El experimental montaje de Plaza, sin embargo, fraguado con –indiscutibles- figuras del cante, baile y música está bastante enredado en las actuaciones (que están fuera del propio ámbito de los artistas) y en otros elementos estéticos de la comedia. El espíritu de la sátira acerba, farsa desatada no logra fundirse bien con los elementos rectores –melodías, ritmos, armonías- de la estética musical del género flamenco. La coreografía destaca sin más en los momentos eróticos de danza contemporánea adaptada, interpretados por Aida Gómez y en la escena guerrera de los soldados. La escenografía, situada en la parte central del monumento, es un pegote metálico a lo Ágata R. de la Prada, adornado con ridículas lucecitas más propias de una feria que de una fiesta Aristófanes. La música de flamenco-fusión suena bien pero las canciones, con letras bastante forzadas, no aportan un buen desarrollo melódico, no brillan en las voces de los cantantes (en la variedad de palos del flamenco).

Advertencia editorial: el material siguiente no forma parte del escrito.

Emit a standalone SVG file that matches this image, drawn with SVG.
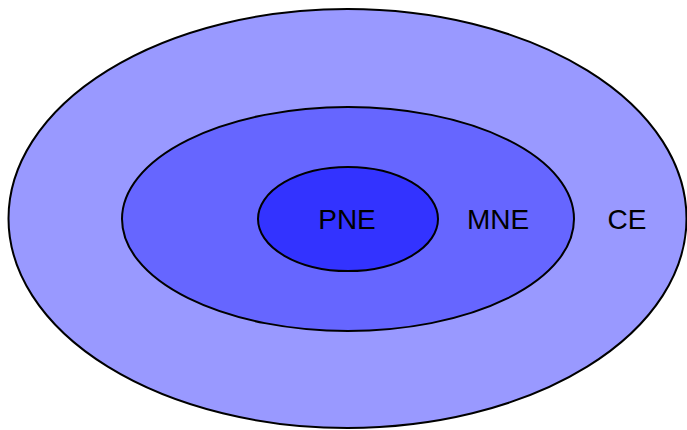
<svg xmlns="http://www.w3.org/2000/svg" width="687" height="430" viewBox="0 0 687 430">
<style>
.e{stroke:#000;stroke-width:2}
.t{font-family:"Liberation Sans",Arial,sans-serif;font-size:28px;fill:#000;text-anchor:middle}
</style>
<rect width="687" height="430" fill="#fff"/>
<g id="CE">
<ellipse class="e" cx="347.5" cy="218.5" rx="339" ry="209.5" fill="#9999ff"/>
<text class="t" x="627" y="229">CE</text>
</g>
<g id="MNE">
<ellipse class="e" cx="348" cy="219" rx="226" ry="112" fill="#6666ff"/>
<text class="t" x="498" y="229">MNE</text>
</g>
<g id="PNE">
<ellipse class="e" cx="348" cy="219" rx="90" ry="52" fill="#3333ff"/>
<text class="t" x="347" y="229">PNE</text>
</g>
<g id="connectors"/>
</svg>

En la interpretación, los actores sólo parecen estar cómodos cuando componen el tradicional tablado (que es donde desemboca estéticamente el espectáculo). Como cómicos resultan sosos, declamando ripios con rancia «prosodia» de colegio. Antonio Canales no hace gracia ni travestido, pero queda «bien» zapateando una simple rumba (lo suyo). Y Estrella Morente (Lisístrata), que debuta como actriz, únicamente resalta -acompañada por el cuerpo de baile- en algunas soleares granadinas y al final, en un réquiem, donde saca a relucir su portentosa voz. Esa voz de la cultura de la sangre, heredada en el Sacromonte del cante y la música de las sagas flamencas de los Morentes y los Habichuelas.

En fin, una comedia musical-flamenca «a la americana» que prometía más de lo que ofreció. Pero que el público más amante del «famoseo» que del teatro aplaude mucho.